Thursday, November 16, 2023

“When was I supposed to sing?” -- Woke Words of Wisdom from Bishop John Harvey Taylor

When we gathered for our annual Diocesan Convention last week at the Riverside Convention Center our bishop -- +John Harvey Taylor -- did what bishops do at diocesan conventions and offered his convention address ... which is a kind of  church version of a "State of the Union" address.

You can watch the whole thing here ... and I commend it to you. 

But during this week of Transgender Awareness, I want to share this story he told in his address as a celebration of how one bishop used his platform of privilege to not only center the experience of God's nonbinary beloved -- but to challenge us to go and do likewise.

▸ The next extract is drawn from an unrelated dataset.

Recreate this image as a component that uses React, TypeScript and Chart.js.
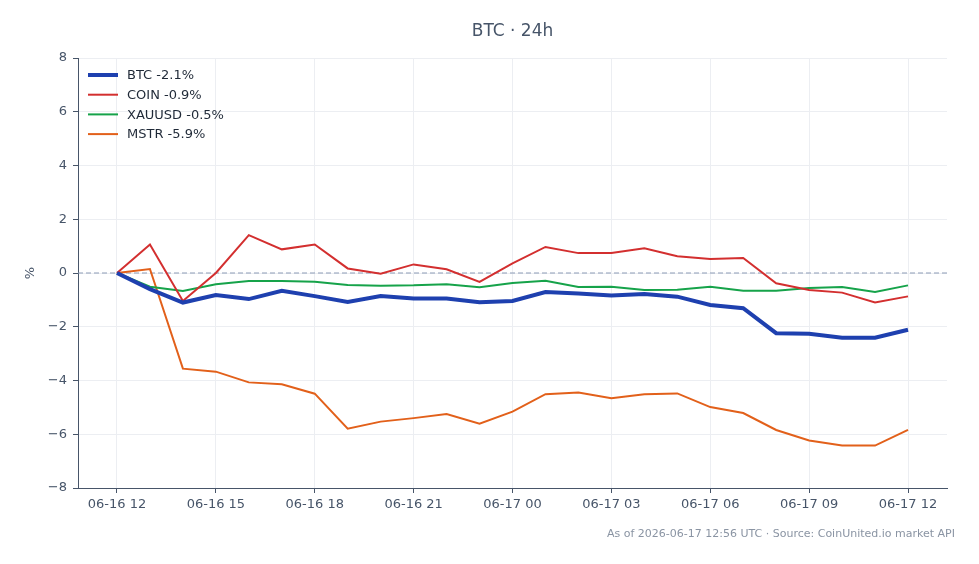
import React, { useEffect, useRef } from "react";
import { Chart, registerables } from "chart.js";

Chart.register(...registerables);

const TITLE = "BTC · 24h";
const FOOTER = "As of 2026-06-17 12:56 UTC · Source: CoinUnited.io market API";
const Y_LABEL = "%";

const HOURS = [
  "06-16 12", "06-16 13", "06-16 14", "06-16 15", "06-16 16", "06-16 17", "06-16 18",
  "06-16 19", "06-16 20", "06-16 21", "06-16 22", "06-16 23", "06-17 00", "06-17 01",
  "06-17 02", "06-17 03", "06-17 04", "06-17 05", "06-17 06", "06-17 07", "06-17 08",
  "06-17 09", "06-17 10", "06-17 11", "06-17 12",
];
const TICK_LABELS = ["06-16 12", "06-16 15", "06-16 18", "06-16 21", "06-17 00", "06-17 03", "06-17 06", "06-17 09", "06-17 12"];
const Y_TICKS = [-8, -6, -4, -2, 0, 2, 4, 6, 8];

const BTC = [0, -0.6, -1.1, -0.82, -0.97, -0.66, -0.86, -1.08, -0.86, -0.95, -0.95, -1.09, -1.04,
  -0.71, -0.76, -0.84, -0.78, -0.88, -1.19, -1.31, -2.24, -2.26, -2.41, -2.41, -2.11];
const COIN = [0, 1.06, -1.04, 0, 1.41, 0.88, 1.06, 0.17, -0.03, 0.32, 0.14, -0.33, 0.36,
  0.97, 0.74, 0.74, 0.92, 0.62, 0.52, 0.56, -0.38, -0.63, -0.73, -1.1, -0.87];
const XAUUSD = [0, -0.51, -0.67, -0.42, -0.3, -0.3, -0.33, -0.45, -0.47, -0.46, -0.42, -0.53, -0.37,
  -0.29, -0.52, -0.51, -0.63, -0.62, -0.51, -0.66, -0.66, -0.56, -0.52, -0.71, -0.46];
const MSTR = [0, 0.15, -3.56, -3.67, -4.07, -4.14, -4.49, -5.79, -5.53, -5.4, -5.25, -5.61, -5.16,
  -4.51, -4.45, -4.66, -4.51, -4.48, -4.99, -5.21, -5.84, -6.23, -6.42, -6.42, -5.84];

const SERIES = [
  { label: "BTC -2.1%", data: BTC, color: "#1e40af", width: 4 },
  { label: "COIN -0.9%", data: COIN, color: "#d32f2f", width: 2 },
  { label: "XAUUSD -0.5%", data: XAUUSD, color: "#16a34a", width: 2 },
  { label: "MSTR -5.9%", data: MSTR, color: "#e2601a", width: 2 },
];

const FONT = "'DejaVu Sans', sans-serif";
const TEXT = "#475569";

const overlay = {
  id: "overlay",
  beforeDatasetsDraw(chart: any) {
    const { ctx, chartArea, scales } = chart;
    const y0 = scales.y.getPixelForValue(0);
    ctx.save();
    ctx.strokeStyle = "#8c9bb5";
    ctx.lineWidth = 1;
    ctx.setLineDash([5, 3]);
    ctx.beginPath();
    ctx.moveTo(chartArea.left, y0);
    ctx.lineTo(chartArea.right, y0);
    ctx.stroke();
    ctx.restore();
  },
  afterDraw(chart: any) {
    const { ctx, chartArea } = chart;
    ctx.save();
    // title
    ctx.fillStyle = TEXT;
    ctx.font = `17px ${FONT}`;
    ctx.textAlign = "center";
    ctx.textBaseline = "middle";
    ctx.fillText(TITLE, (chartArea.left + chartArea.right) / 2, 32);
    // y axis title
    ctx.save();
    ctx.translate(31, (chartArea.top + chartArea.bottom) / 2);
    ctx.rotate(-Math.PI / 2);
    ctx.font = `13px ${FONT}`;
    ctx.fillText(Y_LABEL, 0, 0);
    ctx.restore();
    // footer
    ctx.fillStyle = "#8a94a3";
    ctx.font = `11px ${FONT}`;
    ctx.textAlign = "right";
    ctx.fillText(FOOTER, 955, 534);
    // legend
    ctx.font = `13px ${FONT}`;
    ctx.textAlign = "left";
    SERIES.forEach((s, i) => {
      const y = chartArea.top + 17 + i * 19.7;
      ctx.strokeStyle = s.color;
      ctx.lineWidth = s.width;
      ctx.beginPath();
      ctx.moveTo(chartArea.left + 10, y);
      ctx.lineTo(chartArea.left + 40, y);
      ctx.stroke();
      ctx.fillStyle = "#1f2937";
      ctx.fillText(s.label, chartArea.left + 49, y + 1);
    });
    ctx.restore();
  },
};

export default function App() {
  const ref = useRef<HTMLCanvasElement>(null);
  useEffect(() => {
    document.body.style.margin = "0";
    const chart = new Chart(ref.current!, {
      type: "line",
      data: {
        datasets: SERIES.map((s) => ({
          label: s.label,
          data: s.data.map((v, i) => ({ x: i, y: v })),
          borderColor: s.color,
          backgroundColor: s.color,
          borderWidth: s.width,
          pointRadius: 0,
          tension: 0,
          fill: false,
        })),
      },
      options: {
        responsive: false,
        animation: false,
        layout: { padding: { top: 58, right: 32, left: 0, bottom: 0 } },
        plugins: { legend: { display: false }, title: { display: false }, tooltip: { enabled: false } },
        scales: {
          x: {
            type: "linear",
            min: -1.183,
            max: HOURS.length - 1 + 1.183,
            afterBuildTicks: (scale: any) => {
              scale.ticks = TICK_LABELS.map((_, i) => ({ value: i * 3 }));
            },
            afterFit: (scale: any) => { scale.height = 76; },
            ticks: {
              color: TEXT,
              font: { family: FONT, size: 13 },
              padding: 4,
              maxRotation: 0,
              autoSkip: false,
              callback: (v: any) => HOURS[v as number],
            },
            grid: { color: "#eceef2", tickColor: TEXT, tickLength: 5, lineWidth: 1 },
            border: { color: TEXT, width: 1 },
          },
          y: {
            type: "linear",
            min: -8,
            max: 8,
            afterBuildTicks: (scale: any) => {
              scale.ticks = Y_TICKS.map((v) => ({ value: v }));
            },
            afterFit: (scale: any) => { scale.width = 78; },
            ticks: {
              color: TEXT,
              font: { family: FONT, size: 13 },
              padding: 6,
              callback: (v: any) => (v < 0 ? "\u2212" + Math.abs(v) : String(v)),
            },
            grid: { color: "#eceef2", tickColor: TEXT, tickLength: 5, lineWidth: 1 },
            border: { color: TEXT, width: 1 },
          },
        },
      },
      plugins: [overlay],
    } as any);
    return () => chart.destroy();
  }, []);
  return <canvas ref={ref} width={979} height={564} style={{ display: "block" }} />;
}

Bravo, Bishop Taylor!

This is the power and majesty of our sacramental faith: that the risen Christ is alive ... inviting all creation to the party at the foot of the holy mountain – inviting everyone to come, without regard to race or nation, orientation or identification. The people of the Diocese of Los Angeles proclaim this Good News to all the world. With the Gospel, we say “Sleepers awake!” We are woke -- and we are proud of it! ...
Sometimes being woke is easy – once you get a poke in the conscience – as I learned just a few years ago, when I was still serving as vicar of St. John Chrysostom in Rancho Santa Margarita

I was spending a week at Camp Stevens as a summer chaplain. Every night at camp, at community gathering, the chaplains get the opportunity to preach -- but third and fourth graders after dinner don’t want to hear a reflection on Ephesians 5 any more than convention does after lunch. So my schtick was to get out my guitar – and take a Lady Gaga or a Taylor Swift song – and write lyrics that resonated with the theme at camp that week.

One time I was doing this and I told the boys to sing the first chorus and the girls the second. Afterward a camp staff member who was nonbinary took me aside and asked, “When was I supposed to sing?”

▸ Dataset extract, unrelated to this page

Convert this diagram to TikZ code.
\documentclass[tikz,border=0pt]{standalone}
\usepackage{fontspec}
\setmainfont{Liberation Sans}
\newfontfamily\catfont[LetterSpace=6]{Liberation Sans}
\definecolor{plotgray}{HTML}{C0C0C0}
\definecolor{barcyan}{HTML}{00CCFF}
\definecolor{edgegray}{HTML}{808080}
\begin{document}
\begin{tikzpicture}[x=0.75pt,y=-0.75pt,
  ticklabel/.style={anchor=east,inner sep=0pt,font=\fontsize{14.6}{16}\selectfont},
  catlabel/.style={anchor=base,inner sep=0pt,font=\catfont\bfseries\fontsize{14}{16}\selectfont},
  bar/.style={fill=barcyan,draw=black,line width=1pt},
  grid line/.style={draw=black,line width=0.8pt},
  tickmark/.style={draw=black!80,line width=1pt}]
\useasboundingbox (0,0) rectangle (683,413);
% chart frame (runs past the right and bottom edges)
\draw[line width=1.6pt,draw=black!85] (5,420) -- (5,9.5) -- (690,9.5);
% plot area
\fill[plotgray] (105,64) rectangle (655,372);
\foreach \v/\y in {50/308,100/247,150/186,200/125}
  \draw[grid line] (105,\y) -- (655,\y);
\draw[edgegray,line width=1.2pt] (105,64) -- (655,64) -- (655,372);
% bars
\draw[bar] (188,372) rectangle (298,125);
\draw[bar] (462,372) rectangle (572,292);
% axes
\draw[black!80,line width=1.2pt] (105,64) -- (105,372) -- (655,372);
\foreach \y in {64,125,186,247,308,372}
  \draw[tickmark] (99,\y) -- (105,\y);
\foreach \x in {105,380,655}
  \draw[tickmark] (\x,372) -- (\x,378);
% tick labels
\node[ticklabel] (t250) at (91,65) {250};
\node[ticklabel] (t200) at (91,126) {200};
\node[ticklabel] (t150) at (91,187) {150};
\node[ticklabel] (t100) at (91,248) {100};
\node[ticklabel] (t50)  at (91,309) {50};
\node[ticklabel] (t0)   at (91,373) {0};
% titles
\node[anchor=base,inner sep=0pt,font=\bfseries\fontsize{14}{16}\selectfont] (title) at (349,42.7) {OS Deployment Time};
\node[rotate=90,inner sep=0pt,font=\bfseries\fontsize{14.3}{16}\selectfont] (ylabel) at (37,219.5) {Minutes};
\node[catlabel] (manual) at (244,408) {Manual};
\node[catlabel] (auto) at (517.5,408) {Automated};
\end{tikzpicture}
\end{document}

When it came to gender-inclusive language, I got poked into woke. While preaching the gospel of unity and love, I had actively made someone feel invisible and uncared for.

And you know what? Making some vocabulary changes has cost me exactly nothing.

Now I’d say, “Sing the first chorus if your first name starts with a letter between A and M.” Visiting schools, I used to love walking into a classroom and saying, “Hello, boys and girls!” Now I say, “Hello, kids!”

Instead of he or her, when in doubt, I say and write “their” -- and it’s the easiest thing in the world to replace “brothers and sisters” with “siblings.”

Language is powerful – righteous works proceed from righteous words. Woke language is calculated to include and welcome and to not do harm – as the letter of James reminds us, the words of our mouths are signifiers of the condition of our hearts-- and this is where it really can cost us – but it’s joyful work.

Because once our language identifies a reality, before too long, we are redesigning the restrooms – and appointing a committee to figure out how to include everyone who want to play sports irrespective of [gender] identification – and speaking out against politicians who get themselves into office and hold onto power by intentionally and cynically hurting our LGBTQ+ siblings, especially our children.